Mental Health and the Hispanic Community
The migrant community is undoubtedly a sector that often requires all possible guidance to deal with mental health. We face many challenges, from learning a different language to policies we do not know or understand completely. Among the stories of migrants, we find that of Gaby Shelton, of Panamanian origin, who came to live in Alaska in 2005 with her then-husband.
Shelton narrates how it was that she turned her life around, “in 2016 I divorced, and I did not have a career or a way to support my children as a single mother, so I decided to go back to school, I did not know what I was going to study, or how I was going to pay for classes. Since I had never attended an American university, I was perplexed, but I was also determined to study. The situation I was in forced me to achieve it in one of the most difficult times in my life.”
With the help of a social worker, Shelton received the necessary guidance to complete her paperwork and enroll in the Social Work Program at the University of Alaska Anchorage (UAA).
“When I arrived at the University’s Admissions office, the first thing I saw was a poster of the School of Social Work. I took it as a sign because I have always liked to help others, so it was clear to choose that career. I wanted to help others just as a social worker had helped me by guiding me to get into college,” Shelton says.
Shelton graduated with a bachelor’s degree in Social Work last year, and is currently studying for a master’s degree in Social Work at UAA. In addition, she works at Providence Crisis Recovery Center as a Mental Health Specialist and as a Direct Domestic Violence Advocate and Counselor for Alaska Women in Crisis or AWAIC.
According to Shelton, mental health is as important as physical health. “In our Hispanic community, besides having the same problems that affect everyone, we also deal with being away from our parents and most of our loved ones. For those of us who are migrants, it is a radical change because we must get used to a new culture and, at the same time, try not to lose ours. This is not easy.
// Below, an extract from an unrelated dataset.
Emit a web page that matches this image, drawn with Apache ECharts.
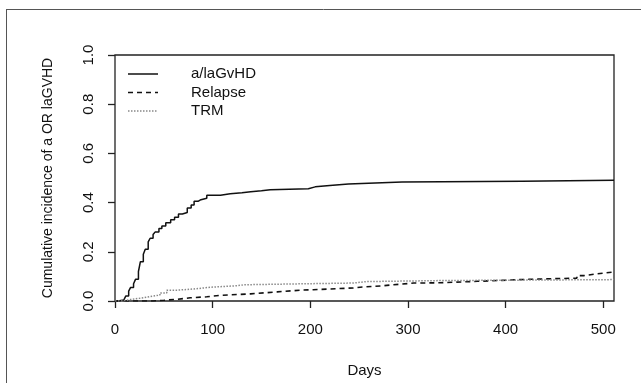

In many cases, we don’t have a support system and have to deal with feelings of isolation and depression.”
Shelton calls on the entire community, especially the Hispanic community, to maintain solid mental health. “There are many daily routines that we can incorporate into our schedule to make sure we are practicing self-care. Some of these practices are as simple as keeping a gratitude journal to write down all the things that elevate you. That way, when you’re feeling depressed, you can read it and remind yourself of the positive things you have in your life.”
“In addition, mindfulness and meditation are excellent ways to promote mental health, as these are exercises that help you concentrate and become aware of the moment and calmly recognize and accept your feelings, thoughts, and sensations,” she said.
“It is important to seek help when needed, and do not continue to suffer in silence. There is no shame in asking for help,” Shelton notes.